Han sido bastantes las voces que se han levantado en España en contra de la visita a Caracas del ministro de Asuntos Exteriores, Miguel Ángel Moratinos. Alguna de estas voces, especialmente desatinada, ha llegado a decir que con ello «se apuntala el régimen dictatorial» de Hugo Chávez. Lo peor de todo es que lo hagan algunos representantes del principal partido de oposición.

La política exterior española ha sido en ocasiones errática y errónea, adjetivos que son principalmente aplicables a ciertas actuaciones especialmente desafortunadas del propio Zapatero. El titular de Exteriores, en España como en todos los países, no es sino el encargado de ejecutar los planes diplomáticos del jefe del Gobierno. En este sentido, me parece que Moratinos, que tantos ataques ha recibido desde la prensa, no pocas veces por su manera volcánica de recibir las críticas, ha actuado y está actuando con más que suficiente profesionalidad, y así lo reconocen, lo he comprobado, la mayoría de sus colegas.

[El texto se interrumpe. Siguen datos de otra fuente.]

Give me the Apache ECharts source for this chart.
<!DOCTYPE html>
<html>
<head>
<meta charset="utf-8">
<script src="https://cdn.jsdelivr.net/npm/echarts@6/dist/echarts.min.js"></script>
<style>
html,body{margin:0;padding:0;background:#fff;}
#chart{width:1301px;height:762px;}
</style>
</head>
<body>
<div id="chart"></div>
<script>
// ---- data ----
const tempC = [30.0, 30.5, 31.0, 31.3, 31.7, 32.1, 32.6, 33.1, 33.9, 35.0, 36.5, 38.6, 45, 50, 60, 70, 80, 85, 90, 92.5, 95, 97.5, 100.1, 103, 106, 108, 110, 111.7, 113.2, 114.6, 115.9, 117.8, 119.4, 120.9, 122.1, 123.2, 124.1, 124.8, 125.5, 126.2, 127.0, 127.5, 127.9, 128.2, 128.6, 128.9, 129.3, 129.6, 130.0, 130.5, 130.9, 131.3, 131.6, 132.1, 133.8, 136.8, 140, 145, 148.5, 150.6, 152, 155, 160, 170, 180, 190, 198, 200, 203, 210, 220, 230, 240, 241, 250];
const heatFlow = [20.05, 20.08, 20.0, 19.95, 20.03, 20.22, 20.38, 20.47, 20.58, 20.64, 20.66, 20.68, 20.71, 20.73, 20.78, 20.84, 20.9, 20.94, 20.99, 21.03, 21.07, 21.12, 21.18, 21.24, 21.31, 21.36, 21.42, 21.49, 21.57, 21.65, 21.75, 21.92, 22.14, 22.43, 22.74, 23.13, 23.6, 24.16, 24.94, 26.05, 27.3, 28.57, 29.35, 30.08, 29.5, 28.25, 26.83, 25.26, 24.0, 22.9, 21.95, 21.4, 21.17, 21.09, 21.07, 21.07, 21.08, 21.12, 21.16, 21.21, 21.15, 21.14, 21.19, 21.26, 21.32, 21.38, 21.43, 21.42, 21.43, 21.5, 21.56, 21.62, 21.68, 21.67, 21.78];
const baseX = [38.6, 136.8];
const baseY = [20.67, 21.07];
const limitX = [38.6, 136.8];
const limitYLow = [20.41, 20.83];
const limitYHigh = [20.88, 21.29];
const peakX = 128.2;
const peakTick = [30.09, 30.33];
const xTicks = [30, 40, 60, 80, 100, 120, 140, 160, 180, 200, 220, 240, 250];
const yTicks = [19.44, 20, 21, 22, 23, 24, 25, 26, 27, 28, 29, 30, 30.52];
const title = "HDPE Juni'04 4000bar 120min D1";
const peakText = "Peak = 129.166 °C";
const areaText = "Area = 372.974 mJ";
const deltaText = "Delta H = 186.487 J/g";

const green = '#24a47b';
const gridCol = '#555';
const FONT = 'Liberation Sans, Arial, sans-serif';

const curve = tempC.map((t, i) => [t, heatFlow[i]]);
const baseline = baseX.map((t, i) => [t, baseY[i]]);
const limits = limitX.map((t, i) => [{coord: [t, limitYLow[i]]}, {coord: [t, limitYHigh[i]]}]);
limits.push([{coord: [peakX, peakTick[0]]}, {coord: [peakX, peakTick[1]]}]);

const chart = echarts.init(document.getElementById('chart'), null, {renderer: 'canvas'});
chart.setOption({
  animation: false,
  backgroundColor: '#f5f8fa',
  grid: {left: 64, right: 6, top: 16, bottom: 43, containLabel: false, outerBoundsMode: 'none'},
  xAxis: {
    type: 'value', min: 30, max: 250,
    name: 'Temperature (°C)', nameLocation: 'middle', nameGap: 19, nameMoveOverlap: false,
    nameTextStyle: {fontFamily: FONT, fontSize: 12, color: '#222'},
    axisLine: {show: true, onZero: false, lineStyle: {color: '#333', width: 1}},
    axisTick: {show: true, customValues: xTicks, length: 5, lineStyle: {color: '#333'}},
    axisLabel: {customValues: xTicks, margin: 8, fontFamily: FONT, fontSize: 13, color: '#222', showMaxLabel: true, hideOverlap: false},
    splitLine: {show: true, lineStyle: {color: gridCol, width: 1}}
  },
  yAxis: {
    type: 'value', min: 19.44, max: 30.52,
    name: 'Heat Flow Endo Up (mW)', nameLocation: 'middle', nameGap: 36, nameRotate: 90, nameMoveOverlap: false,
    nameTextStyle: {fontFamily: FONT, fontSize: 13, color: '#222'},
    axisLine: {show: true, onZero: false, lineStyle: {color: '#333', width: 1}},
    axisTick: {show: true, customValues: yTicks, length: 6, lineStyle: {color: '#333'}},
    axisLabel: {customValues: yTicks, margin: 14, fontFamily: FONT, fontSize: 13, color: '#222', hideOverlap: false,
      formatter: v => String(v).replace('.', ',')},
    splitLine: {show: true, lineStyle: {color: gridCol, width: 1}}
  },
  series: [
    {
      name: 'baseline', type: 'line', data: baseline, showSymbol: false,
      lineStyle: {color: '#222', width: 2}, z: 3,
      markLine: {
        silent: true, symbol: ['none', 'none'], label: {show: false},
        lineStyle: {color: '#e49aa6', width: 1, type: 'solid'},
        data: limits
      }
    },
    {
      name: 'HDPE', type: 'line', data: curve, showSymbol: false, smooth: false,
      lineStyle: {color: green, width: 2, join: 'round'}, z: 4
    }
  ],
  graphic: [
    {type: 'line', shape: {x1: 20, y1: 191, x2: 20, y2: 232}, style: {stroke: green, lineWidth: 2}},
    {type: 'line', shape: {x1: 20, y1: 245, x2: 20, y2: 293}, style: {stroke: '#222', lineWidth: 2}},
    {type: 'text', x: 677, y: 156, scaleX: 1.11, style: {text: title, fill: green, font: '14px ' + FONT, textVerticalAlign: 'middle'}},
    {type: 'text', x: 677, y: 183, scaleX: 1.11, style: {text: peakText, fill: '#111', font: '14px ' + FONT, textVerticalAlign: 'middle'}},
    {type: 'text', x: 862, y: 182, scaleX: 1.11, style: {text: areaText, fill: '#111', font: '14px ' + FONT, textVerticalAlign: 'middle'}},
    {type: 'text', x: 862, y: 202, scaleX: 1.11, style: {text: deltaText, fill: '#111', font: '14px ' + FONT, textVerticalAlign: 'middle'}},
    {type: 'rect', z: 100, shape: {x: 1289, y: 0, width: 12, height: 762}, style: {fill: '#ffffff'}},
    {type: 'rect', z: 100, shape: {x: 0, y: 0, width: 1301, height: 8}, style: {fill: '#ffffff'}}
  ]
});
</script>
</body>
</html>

Últimamente lo cierto es que los aciertos superan a los errores: la presencia de España en el G-20, sea o no a título oficial, me parece significativa, y no podemos alegar solamente que el cambio de titular en la Casa Blanca, además de la indudable simpatía que existe entre ZP y Sarkozy, hayan sido los exclusivos motores del cambio. Sigue faltando una planificación global de la acción exterior española, pero los desastres escasean más que antes. Y no me hablen de los últimos episodios, el guineano y el gibraltareño, como parte de esos «desatinos» que le achacan a Moratinos. El primero, el viaje al único país africano donde se habla (todavía) español, era necesario, aunque alguna expresión de entusiasmo por el régimen de Obiang podría haberse evitado; el segundo, la visita al Peñón, seguramente también era conveniente aquí y ahora, aunque la escenografía podría, sin duda, haberse mejorado.

Ahora viene el encuentro con Hugo Chávez, precisamente cuando el volcán de Honduras -donde trata de extenderse la influencia bolivariana- está en erupción. Nunca más imprescindible que ahora este viaje a Venezuela: a Chávez, que es lo que es y no me despierta la menor simpatía, sino todo lo contrario, hay que reconocerle que ha instalado una «cierta» seguridad jurídica en sus arbitrarias relaciones con los inversores españoles. Y, en todo caso, es quien está ahí, primero, gracias a un golpe de Estado, ahora, reiteradamente, por la voluntad de los electores, que advierten la escasa organización de la oposición.

Misión de toda diplomacia es procurar relaciones armónicas, y hasta privilegiadas, con la mayor cantidad de países posible. No es tarea de un ministro de Exteriores derrocar dictaduras e instalar democracias. Venezuela es un Estado hermano, con el que mantenemos importantes relaciones económicas -también a través del petróleo-, un Estado clave en esa América latina con la que anualmente celebra España sus «cumbres» iberoamericanas. Y es, por cierto, muy importante que Chávez acuda a la de este año de octubre-noviembre en Estoril (Portugal), donde podría comenzar a consolidarse una inmensa comunidad hispano-lusoparlante. De algo de eso hablará también la vicepresidenta De la Vega en su encuentro inminente con los líderes de Paraguay, Uruguay y Brasil.

Creo que hay razones de sobra para aconsejar la visita de Moratinos, y quién sabe si después la de Zapatero, a Venezuela. Chávez está ahí y es, por tanto -traguémonos el sapo- «nuestro» Chávez. Con sus desplantes protocolarios -los ha habido también ahora, pero tampoco es para rasgarse las vestiduras; más han soportado los principales dirigentes mundiales en Marruecos, en Arabia, en la propia Gran Bretaña, y todos, chitón-; con su indudable fanfarria y mala educación, es, glup, «nuestro» Chávez, qué le vamos a hacer.